Let us, for the moment, keep religion out of the NRC debate as to who needs to be extradited, the Citizenship (Amendment) Bill and the CAG indicating a possible financial scam to the tune of Rs 1,600 crore in updating the NRC from 2015 to 2019. The Army Chief, General Bipin Rawat, at a seminar at New Delhi in February 2018, had stated, “I think the proxy game is very well played by our western neighbour (read Pakistan), supported by our northern border (China) to keep the area disturbed. We will continue to see some migration happening… those creating problems will need to be identified and segregated, which would not be an easy task.”

Bulk of, if not all, illegal migrants may have been ‘given’ or managed Indian identity papers. Reports of surplus Aadhaar cards found in trash cans from time to time are one indication. How is the pan-India NRC going to work through this maze? On January 3, a family of five Rohingya was deported to Myanmar. The only other extradition was of seven Rohingya to Myanmar in October 2018. Given that in July this year, India handed over 250 prefabricated houses built in Myanmar’s Rakhine state to assist the return of over 7,30,000 Rohingya who fled Myanmar in 2017, Myanmar ‘may’ accept some more extraditions from India — but how many when India has no extradition treaty with Myanmar?

On July 28, 2016, India and Bangladesh signed an agreement to amend Article 10 (3) of the bilateral Extradition Treaty to facilitate expeditious extradition of “fugitive criminals” between the two countries. The moot question is — can illegal migrants be categorised as ‘fugitive criminals?’ Do we expect Bangladesh agreeing to the return of thousands and lakhs of migrants classified as illegal by 2024? And, what about the children born in India of these migrants, especially where a migrant has married an Indian citizen? 

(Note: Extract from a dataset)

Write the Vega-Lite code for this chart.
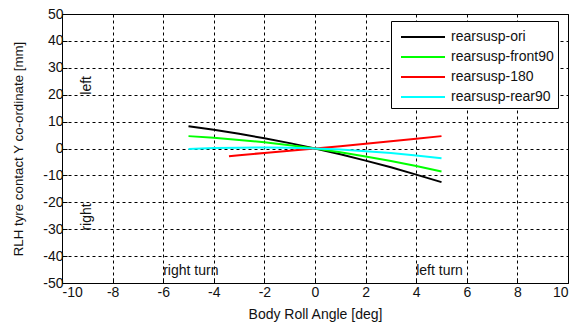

Even if the pan-India NRC exercise is completed by 2024, it appears impossible to extradite all illegal migrants by 2024, given that up to now, only 12 Rohingya have been deported.  So, what happens to those excluded from the NRC and what is the interim plan before they get fully deported, if at all? Obviously, they will be denied government subsidies, government jobs and the right to vote. Have we taken into account the backlash and how this will be exploited by the inimical forces outside and within the country? It will be naïve to look only at the 2024 General Election without a clear-cut policy encompassing these complex issues.